▶ [WHAT NEEDS TO BE DONE]:
Quote every line as written. Omit pictures.

++++++++

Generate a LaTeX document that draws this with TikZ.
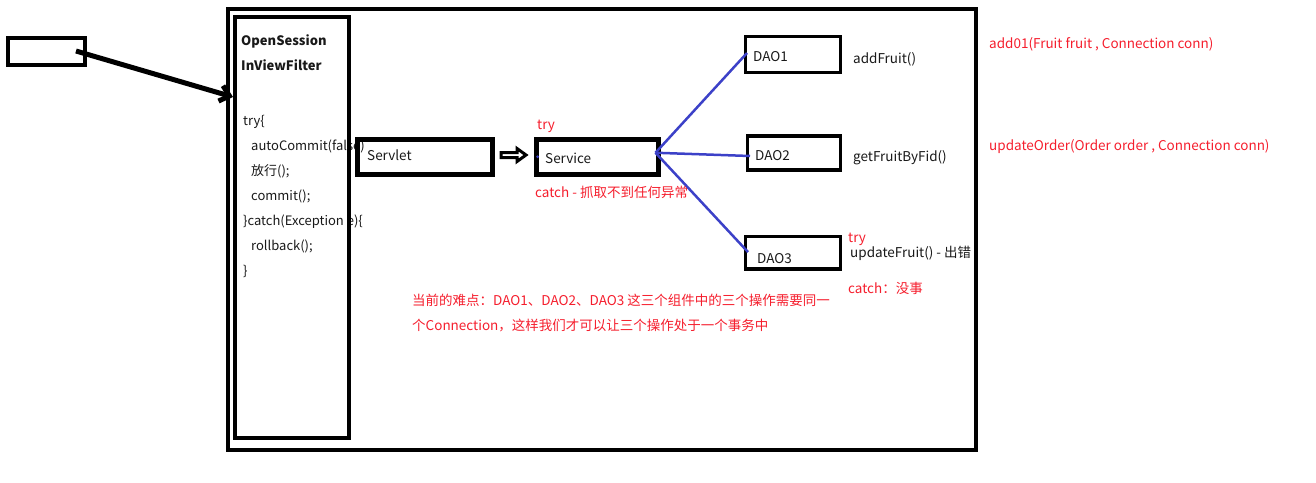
\documentclass[tikz,border=0pt]{standalone}
\usepackage{fontspec}
\setmainfont{Noto Sans CJK SC}
\usetikzlibrary{arrows.meta, calc}

\definecolor{noteRed}{RGB}{245,30,45}
\definecolor{linkBlue}{RGB}{60,65,200}

\begin{document}
\begin{tikzpicture}[x=1pt, y=-1pt]

% styles
\pgfkeys{/tikz/every node/.style={font=\fontsize{13.5}{16}\selectfont}}
\pgfkeys{/box/.style={draw, line width=4pt, anchor=north west, inner sep=0, outer sep=0}} % plain boxes
\pgfkeys{/dao/.style={/box, line width=3.5pt}} % DAO boxes
\pgfkeys{/txt/.style={anchor=base west, inner sep=0, text=black!90}} % black text
\pgfkeys{/code/.style={/txt, font=\fontsize{13}{15}\selectfont}} % filter code lines
\pgfkeys{/note/.style={/txt, text=noteRed}} % red notes
\pgfkeys{/link/.style={draw=linkBlue, line width=2.5pt}} % blue links

\useasboundingbox (0,0) rectangle (1316,482);

% filter code (behind the filter box border)
\node[/txt, font=\fontsize{13}{15}\selectfont\bfseries] (fname1) at (241,45) {OpenSession};
\node[/txt, font=\fontsize{13}{15}\selectfont\bfseries] (fname2) at (241,70) {InViewFilter};
\node[/code] (c1) at (243,125) {try\{};
\node[/code] (c2) at (251,150) {autoCommit(false)};
\node[/code] (c3) at (251,175) {放行();};
\node[/code] (c4) at (251,200) {commit();};
\node[/code] (c5) at (243,225) {\}catch(Exception e)\{};
\node[/code] (c6) at (251,250) {rollback();};
\node[/code] (c7) at (243,275) {\}};

% boxes
\node[/box, minimum width=77pt, minimum height=27pt] (client) at (8,38) {};
\node[/box, minimum width=748pt, minimum height=441pt] (outer) at (228,9) {};
\node[/box, minimum width=114pt, minimum height=421pt] (filter) at (235,17) {};
\node[/box, line width=5pt, minimum width=134.5pt, minimum height=35.5pt] (servlet) at (357.5,139) {};
\node[/box, line width=5pt, minimum width=122pt, minimum height=35.5pt] (service) at (536.5,139) {};
\node[/dao, minimum width=95pt, minimum height=36pt] (dao1) at (745.7,36.7) {};
\node[/dao, minimum width=93pt, minimum height=34pt] (dao2) at (747.7,136) {};
\node[/dao, minimum width=95pt, minimum height=32.3pt] (dao3) at (745.7,236.7) {};

% box labels
\node[/txt] (servletTxt) at (367,160) {Servlet};
\node[/txt] (serviceTxt) at (545,163) {Service};
\node[/txt] (dao1Txt) at (753,61) {DAO1};
\node[/txt] (dao2Txt) at (755,160) {DAO2};
\node[/txt] (dao3Txt) at (757,263) {DAO3};

% request into the filter
\coordinate (src) at (76,51);
\coordinate (hit) at (233,97);
\draw[line width=5pt, -{Straight Barb[length=9pt, width=16pt]}] (src) -- (hit);

% servlet hands over to service (hollow block arrow)
\coordinate (fwdA) at (501,155);
\draw[line width=3pt, fill=white, line join=miter] (fwdA) ++(0,-2.5) -- ++(16,0) -- ++(0,-4) -- ++(9,6.5) -- ++(-9,6.5) -- ++(0,-4) -- ++(-16,0) -- cycle;
\fill[linkBlue] ([xshift=1pt]service.west) circle (1.5pt);

% service uses the three DAOs
\draw[/link] ([xshift=-3pt, yshift=4pt]service.east) -- ([xshift=1.3pt, yshift=1.7pt]dao1.west);
\draw[/link] ([xshift=-3pt, yshift=4pt]service.east) -- ([xshift=2.3pt, yshift=-3pt]dao2.west);
\draw[/link] ([xshift=-3pt, yshift=4pt]service.east) -- ([xshift=2.3pt, yshift=0.8pt]dao3.west);

% methods
\node[/txt] (m1) at (853,63) {addFruit()};
\node[/txt] (m2) at (853,161) {getFruitByFid()};
\node[/txt] (m3) at (850,257) {updateFruit() - 出错};

% red notes
\node[/note] (svcTry) at (537,129) {try};
\node[/note] (svcCatch) at (535,197) {catch - 抓取不到任何异常};
\node[/note] (daoTry) at (848,242) {try};
\node[/note] (daoCatch) at (848,293) {catch：没事};
\node[/note] (hard1) at (412,305) {当前的难点：DAO1、DAO2、DAO3 这三个组件中的三个操作需要同一};
\node[/note] (hard2) at (412,330) {个Connection，这样我们才可以让三个操作处于一个事务中};
\node[/note] (sig1) at (989,48) {add01(Fruit fruit , Connection conn)};
\node[/note] (sig2) at (989,150) {updateOrder(Order order , Connection conn)};

\end{tikzpicture}
\end{document}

++++++++

▶ [THE REPLY]:
Generate a LaTeX document that draws this with TikZ.
\documentclass[tikz,border=0pt]{standalone}
\usepackage{fontspec}
\setmainfont{Noto Sans CJK SC}
\usetikzlibrary{arrows.meta, calc}

\definecolor{noteRed}{RGB}{245,30,45}
\definecolor{linkBlue}{RGB}{60,65,200}

\begin{document}
\begin{tikzpicture}[x=1pt, y=-1pt]

% styles
\pgfkeys{/tikz/every node/.style={font=\fontsize{13.5}{16}\selectfont}}
\pgfkeys{/box/.style={draw, line width=4pt, anchor=north west, inner sep=0, outer sep=0}} % plain boxes
\pgfkeys{/dao/.style={/box, line width=3.5pt}} % DAO boxes
\pgfkeys{/txt/.style={anchor=base west, inner sep=0, text=black!90}} % black text
\pgfkeys{/code/.style={/txt, font=\fontsize{13}{15}\selectfont}} % filter code lines
\pgfkeys{/note/.style={/txt, text=noteRed}} % red notes
\pgfkeys{/link/.style={draw=linkBlue, line width=2.5pt}} % blue links

\useasboundingbox (0,0) rectangle (1316,482);

% filter code (behind the filter box border)
\node[/txt, font=\fontsize{13}{15}\selectfont\bfseries] (fname1) at (241,45) {OpenSession};
\node[/txt, font=\fontsize{13}{15}\selectfont\bfseries] (fname2) at (241,70) {InViewFilter};
\node[/code] (c1) at (243,125) {try\{};
\node[/code] (c2) at (251,150) {autoCommit(false)};
\node[/code] (c3) at (251,175) {放行();};
\node[/code] (c4) at (251,200) {commit();};
\node[/code] (c5) at (243,225) {\}catch(Exception e)\{};
\node[/code] (c6) at (251,250) {rollback();};
\node[/code] (c7) at (243,275) {\}};

% boxes
\node[/box, minimum width=77pt, minimum height=27pt] (client) at (8,38) {};
\node[/box, minimum width=748pt, minimum height=441pt] (outer) at (228,9) {};
\node[/box, minimum width=114pt, minimum height=421pt] (filter) at (235,17) {};
\node[/box, line width=5pt, minimum width=134.5pt, minimum height=35.5pt] (servlet) at (357.5,139) {};
\node[/box, line width=5pt, minimum width=122pt, minimum height=35.5pt] (service) at (536.5,139) {};
\node[/dao, minimum width=95pt, minimum height=36pt] (dao1) at (745.7,36.7) {};
\node[/dao, minimum width=93pt, minimum height=34pt] (dao2) at (747.7,136) {};
\node[/dao, minimum width=95pt, minimum height=32.3pt] (dao3) at (745.7,236.7) {};

% box labels
\node[/txt] (servletTxt) at (367,160) {Servlet};
\node[/txt] (serviceTxt) at (545,163) {Service};
\node[/txt] (dao1Txt) at (753,61) {DAO1};
\node[/txt] (dao2Txt) at (755,160) {DAO2};
\node[/txt] (dao3Txt) at (757,263) {DAO3};

% request into the filter
\coordinate (src) at (76,51);
\coordinate (hit) at (233,97);
\draw[line width=5pt, -{Straight Barb[length=9pt, width=16pt]}] (src) -- (hit);

% servlet hands over to service (hollow block arrow)
\coordinate (fwdA) at (501,155);
\draw[line width=3pt, fill=white, line join=miter] (fwdA) ++(0,-2.5) -- ++(16,0) -- ++(0,-4) -- ++(9,6.5) -- ++(-9,6.5) -- ++(0,-4) -- ++(-16,0) -- cycle;
\fill[linkBlue] ([xshift=1pt]service.west) circle (1.5pt);

% service uses the three DAOs
\draw[/link] ([xshift=-3pt, yshift=4pt]service.east) -- ([xshift=1.3pt, yshift=1.7pt]dao1.west);
\draw[/link] ([xshift=-3pt, yshift=4pt]service.east) -- ([xshift=2.3pt, yshift=-3pt]dao2.west);
\draw[/link] ([xshift=-3pt, yshift=4pt]service.east) -- ([xshift=2.3pt, yshift=0.8pt]dao3.west);

% methods
\node[/txt] (m1) at (853,63) {addFruit()};
\node[/txt] (m2) at (853,161) {getFruitByFid()};
\node[/txt] (m3) at (850,257) {updateFruit() - 出错};

% red notes
\node[/note] (svcTry) at (537,129) {try};
\node[/note] (svcCatch) at (535,197) {catch - 抓取不到任何异常};
\node[/note] (daoTry) at (848,242) {try};
\node[/note] (daoCatch) at (848,293) {catch：没事};
\node[/note] (hard1) at (412,305) {当前的难点：DAO1、DAO2、DAO3 这三个组件中的三个操作需要同一};
\node[/note] (hard2) at (412,330) {个Connection，这样我们才可以让三个操作处于一个事务中};
\node[/note] (sig1) at (989,48) {add01(Fruit fruit , Connection conn)};
\node[/note] (sig2) at (989,150) {updateOrder(Order order , Connection conn)};

\end{tikzpicture}
\end{document}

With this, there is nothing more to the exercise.